Objective
Copy out the listing that follows, exactly, without its pictures.

==============================

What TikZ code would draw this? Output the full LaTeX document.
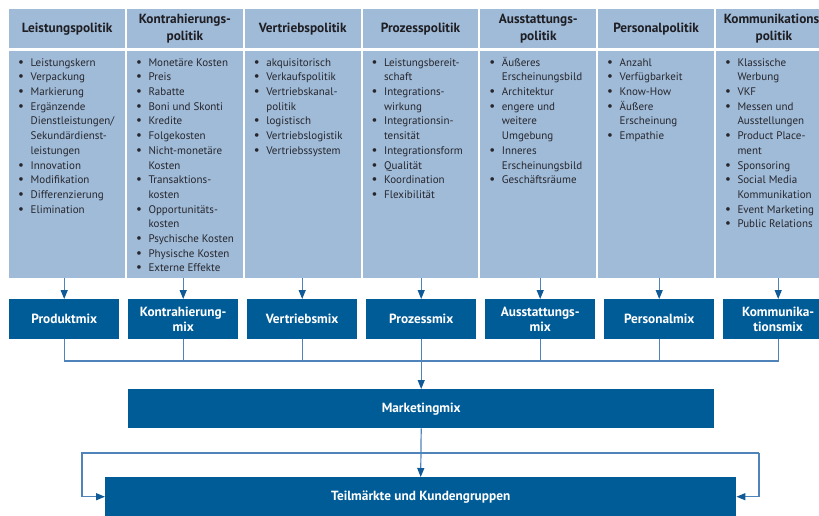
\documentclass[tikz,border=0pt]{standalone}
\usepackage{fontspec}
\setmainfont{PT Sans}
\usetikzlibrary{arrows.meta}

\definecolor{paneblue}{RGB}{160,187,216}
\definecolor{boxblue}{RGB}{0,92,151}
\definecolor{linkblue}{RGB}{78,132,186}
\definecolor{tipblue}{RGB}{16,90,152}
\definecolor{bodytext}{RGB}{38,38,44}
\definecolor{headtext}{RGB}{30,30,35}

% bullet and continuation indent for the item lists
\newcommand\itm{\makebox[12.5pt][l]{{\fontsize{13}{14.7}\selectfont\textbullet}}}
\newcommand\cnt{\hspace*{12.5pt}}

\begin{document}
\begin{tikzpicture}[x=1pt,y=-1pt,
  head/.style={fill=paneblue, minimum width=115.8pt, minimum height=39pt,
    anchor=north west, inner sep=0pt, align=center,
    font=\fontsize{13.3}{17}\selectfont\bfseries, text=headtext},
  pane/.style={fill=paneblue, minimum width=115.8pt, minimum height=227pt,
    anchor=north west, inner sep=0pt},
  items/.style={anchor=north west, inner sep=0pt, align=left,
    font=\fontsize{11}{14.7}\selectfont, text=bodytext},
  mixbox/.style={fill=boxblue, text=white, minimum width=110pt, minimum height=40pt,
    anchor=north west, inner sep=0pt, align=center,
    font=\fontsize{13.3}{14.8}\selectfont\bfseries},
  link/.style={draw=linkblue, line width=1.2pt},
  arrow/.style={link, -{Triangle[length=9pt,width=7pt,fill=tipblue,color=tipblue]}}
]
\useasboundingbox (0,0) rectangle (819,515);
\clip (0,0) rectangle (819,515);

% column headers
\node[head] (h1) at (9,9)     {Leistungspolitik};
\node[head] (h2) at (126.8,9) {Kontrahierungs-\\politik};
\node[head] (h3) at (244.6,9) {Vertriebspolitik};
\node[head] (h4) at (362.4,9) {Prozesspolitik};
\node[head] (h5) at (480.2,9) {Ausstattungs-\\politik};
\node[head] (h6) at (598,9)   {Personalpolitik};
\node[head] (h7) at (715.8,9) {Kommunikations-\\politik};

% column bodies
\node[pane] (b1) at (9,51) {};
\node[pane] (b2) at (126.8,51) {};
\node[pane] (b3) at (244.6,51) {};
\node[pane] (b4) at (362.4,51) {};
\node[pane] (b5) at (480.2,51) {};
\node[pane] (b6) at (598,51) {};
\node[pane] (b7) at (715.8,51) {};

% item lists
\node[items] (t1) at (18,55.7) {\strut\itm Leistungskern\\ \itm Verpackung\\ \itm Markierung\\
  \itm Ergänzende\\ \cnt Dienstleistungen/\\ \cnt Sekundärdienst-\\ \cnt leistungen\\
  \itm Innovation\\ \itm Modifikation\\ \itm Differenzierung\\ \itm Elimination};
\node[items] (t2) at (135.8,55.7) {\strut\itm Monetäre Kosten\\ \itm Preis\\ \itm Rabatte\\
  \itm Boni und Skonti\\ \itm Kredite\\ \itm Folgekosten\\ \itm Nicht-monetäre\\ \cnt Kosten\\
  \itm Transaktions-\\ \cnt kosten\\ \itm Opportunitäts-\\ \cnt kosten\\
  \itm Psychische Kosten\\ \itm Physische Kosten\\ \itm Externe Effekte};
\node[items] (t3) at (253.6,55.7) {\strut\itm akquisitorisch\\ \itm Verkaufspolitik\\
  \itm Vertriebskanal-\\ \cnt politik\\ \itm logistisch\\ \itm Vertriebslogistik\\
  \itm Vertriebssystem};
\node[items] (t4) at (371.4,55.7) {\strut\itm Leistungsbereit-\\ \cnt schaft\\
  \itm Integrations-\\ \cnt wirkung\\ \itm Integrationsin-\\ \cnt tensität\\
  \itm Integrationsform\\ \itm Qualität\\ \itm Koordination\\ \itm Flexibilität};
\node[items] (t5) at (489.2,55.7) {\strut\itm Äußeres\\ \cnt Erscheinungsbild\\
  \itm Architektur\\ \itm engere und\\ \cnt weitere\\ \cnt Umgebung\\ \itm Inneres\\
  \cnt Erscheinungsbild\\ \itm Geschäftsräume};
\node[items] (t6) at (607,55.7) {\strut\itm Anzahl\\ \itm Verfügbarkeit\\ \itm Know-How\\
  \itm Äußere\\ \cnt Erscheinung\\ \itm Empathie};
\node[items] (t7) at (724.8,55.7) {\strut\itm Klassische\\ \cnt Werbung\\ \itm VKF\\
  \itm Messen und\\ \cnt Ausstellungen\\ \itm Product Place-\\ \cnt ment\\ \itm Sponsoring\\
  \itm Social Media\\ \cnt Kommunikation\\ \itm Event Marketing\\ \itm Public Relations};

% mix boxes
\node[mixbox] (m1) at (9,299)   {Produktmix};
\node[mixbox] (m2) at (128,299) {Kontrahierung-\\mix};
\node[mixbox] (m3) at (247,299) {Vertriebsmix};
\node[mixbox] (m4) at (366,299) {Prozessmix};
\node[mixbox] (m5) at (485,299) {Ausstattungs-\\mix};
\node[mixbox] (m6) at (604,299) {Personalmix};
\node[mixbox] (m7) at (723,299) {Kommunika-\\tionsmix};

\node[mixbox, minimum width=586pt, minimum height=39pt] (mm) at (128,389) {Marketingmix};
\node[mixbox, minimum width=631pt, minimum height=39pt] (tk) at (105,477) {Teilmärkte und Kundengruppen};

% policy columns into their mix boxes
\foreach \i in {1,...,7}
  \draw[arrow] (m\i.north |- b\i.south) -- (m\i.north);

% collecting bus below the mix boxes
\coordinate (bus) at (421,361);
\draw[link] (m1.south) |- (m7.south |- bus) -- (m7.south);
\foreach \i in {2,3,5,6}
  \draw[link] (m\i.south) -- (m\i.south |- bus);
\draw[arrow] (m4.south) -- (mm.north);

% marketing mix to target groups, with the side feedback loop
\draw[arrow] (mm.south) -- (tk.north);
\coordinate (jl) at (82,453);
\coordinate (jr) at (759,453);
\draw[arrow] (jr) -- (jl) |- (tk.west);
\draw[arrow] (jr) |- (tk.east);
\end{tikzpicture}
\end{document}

==============================

The result
What TikZ code would draw this? Output the full LaTeX document.
\documentclass[tikz,border=0pt]{standalone}
\usepackage{fontspec}
\setmainfont{PT Sans}
\usetikzlibrary{arrows.meta}

\definecolor{paneblue}{RGB}{160,187,216}
\definecolor{boxblue}{RGB}{0,92,151}
\definecolor{linkblue}{RGB}{78,132,186}
\definecolor{tipblue}{RGB}{16,90,152}
\definecolor{bodytext}{RGB}{38,38,44}
\definecolor{headtext}{RGB}{30,30,35}

% bullet and continuation indent for the item lists
\newcommand\itm{\makebox[12.5pt][l]{{\fontsize{13}{14.7}\selectfont\textbullet}}}
\newcommand\cnt{\hspace*{12.5pt}}

\begin{document}
\begin{tikzpicture}[x=1pt,y=-1pt,
  head/.style={fill=paneblue, minimum width=115.8pt, minimum height=39pt,
    anchor=north west, inner sep=0pt, align=center,
    font=\fontsize{13.3}{17}\selectfont\bfseries, text=headtext},
  pane/.style={fill=paneblue, minimum width=115.8pt, minimum height=227pt,
    anchor=north west, inner sep=0pt},
  items/.style={anchor=north west, inner sep=0pt, align=left,
    font=\fontsize{11}{14.7}\selectfont, text=bodytext},
  mixbox/.style={fill=boxblue, text=white, minimum width=110pt, minimum height=40pt,
    anchor=north west, inner sep=0pt, align=center,
    font=\fontsize{13.3}{14.8}\selectfont\bfseries},
  link/.style={draw=linkblue, line width=1.2pt},
  arrow/.style={link, -{Triangle[length=9pt,width=7pt,fill=tipblue,color=tipblue]}}
]
\useasboundingbox (0,0) rectangle (819,515);
\clip (0,0) rectangle (819,515);

% column headers
\node[head] (h1) at (9,9)     {Leistungspolitik};
\node[head] (h2) at (126.8,9) {Kontrahierungs-\\politik};
\node[head] (h3) at (244.6,9) {Vertriebspolitik};
\node[head] (h4) at (362.4,9) {Prozesspolitik};
\node[head] (h5) at (480.2,9) {Ausstattungs-\\politik};
\node[head] (h6) at (598,9)   {Personalpolitik};
\node[head] (h7) at (715.8,9) {Kommunikations-\\politik};

% column bodies
\node[pane] (b1) at (9,51) {};
\node[pane] (b2) at (126.8,51) {};
\node[pane] (b3) at (244.6,51) {};
\node[pane] (b4) at (362.4,51) {};
\node[pane] (b5) at (480.2,51) {};
\node[pane] (b6) at (598,51) {};
\node[pane] (b7) at (715.8,51) {};

% item lists
\node[items] (t1) at (18,55.7) {\strut\itm Leistungskern\\ \itm Verpackung\\ \itm Markierung\\
  \itm Ergänzende\\ \cnt Dienstleistungen/\\ \cnt Sekundärdienst-\\ \cnt leistungen\\
  \itm Innovation\\ \itm Modifikation\\ \itm Differenzierung\\ \itm Elimination};
\node[items] (t2) at (135.8,55.7) {\strut\itm Monetäre Kosten\\ \itm Preis\\ \itm Rabatte\\
  \itm Boni und Skonti\\ \itm Kredite\\ \itm Folgekosten\\ \itm Nicht-monetäre\\ \cnt Kosten\\
  \itm Transaktions-\\ \cnt kosten\\ \itm Opportunitäts-\\ \cnt kosten\\
  \itm Psychische Kosten\\ \itm Physische Kosten\\ \itm Externe Effekte};
\node[items] (t3) at (253.6,55.7) {\strut\itm akquisitorisch\\ \itm Verkaufspolitik\\
  \itm Vertriebskanal-\\ \cnt politik\\ \itm logistisch\\ \itm Vertriebslogistik\\
  \itm Vertriebssystem};
\node[items] (t4) at (371.4,55.7) {\strut\itm Leistungsbereit-\\ \cnt schaft\\
  \itm Integrations-\\ \cnt wirkung\\ \itm Integrationsin-\\ \cnt tensität\\
  \itm Integrationsform\\ \itm Qualität\\ \itm Koordination\\ \itm Flexibilität};
\node[items] (t5) at (489.2,55.7) {\strut\itm Äußeres\\ \cnt Erscheinungsbild\\
  \itm Architektur\\ \itm engere und\\ \cnt weitere\\ \cnt Umgebung\\ \itm Inneres\\
  \cnt Erscheinungsbild\\ \itm Geschäftsräume};
\node[items] (t6) at (607,55.7) {\strut\itm Anzahl\\ \itm Verfügbarkeit\\ \itm Know-How\\
  \itm Äußere\\ \cnt Erscheinung\\ \itm Empathie};
\node[items] (t7) at (724.8,55.7) {\strut\itm Klassische\\ \cnt Werbung\\ \itm VKF\\
  \itm Messen und\\ \cnt Ausstellungen\\ \itm Product Place-\\ \cnt ment\\ \itm Sponsoring\\
  \itm Social Media\\ \cnt Kommunikation\\ \itm Event Marketing\\ \itm Public Relations};

% mix boxes
\node[mixbox] (m1) at (9,299)   {Produktmix};
\node[mixbox] (m2) at (128,299) {Kontrahierung-\\mix};
\node[mixbox] (m3) at (247,299) {Vertriebsmix};
\node[mixbox] (m4) at (366,299) {Prozessmix};
\node[mixbox] (m5) at (485,299) {Ausstattungs-\\mix};
\node[mixbox] (m6) at (604,299) {Personalmix};
\node[mixbox] (m7) at (723,299) {Kommunika-\\tionsmix};

\node[mixbox, minimum width=586pt, minimum height=39pt] (mm) at (128,389) {Marketingmix};
\node[mixbox, minimum width=631pt, minimum height=39pt] (tk) at (105,477) {Teilmärkte und Kundengruppen};

% policy columns into their mix boxes
\foreach \i in {1,...,7}
  \draw[arrow] (m\i.north |- b\i.south) -- (m\i.north);

% collecting bus below the mix boxes
\coordinate (bus) at (421,361);
\draw[link] (m1.south) |- (m7.south |- bus) -- (m7.south);
\foreach \i in {2,3,5,6}
  \draw[link] (m\i.south) -- (m\i.south |- bus);
\draw[arrow] (m4.south) -- (mm.north);

% marketing mix to target groups, with the side feedback loop
\draw[arrow] (mm.south) -- (tk.north);
\coordinate (jl) at (82,453);
\coordinate (jr) at (759,453);
\draw[arrow] (jr) -- (jl) |- (tk.west);
\draw[arrow] (jr) |- (tk.east);
\end{tikzpicture}
\end{document}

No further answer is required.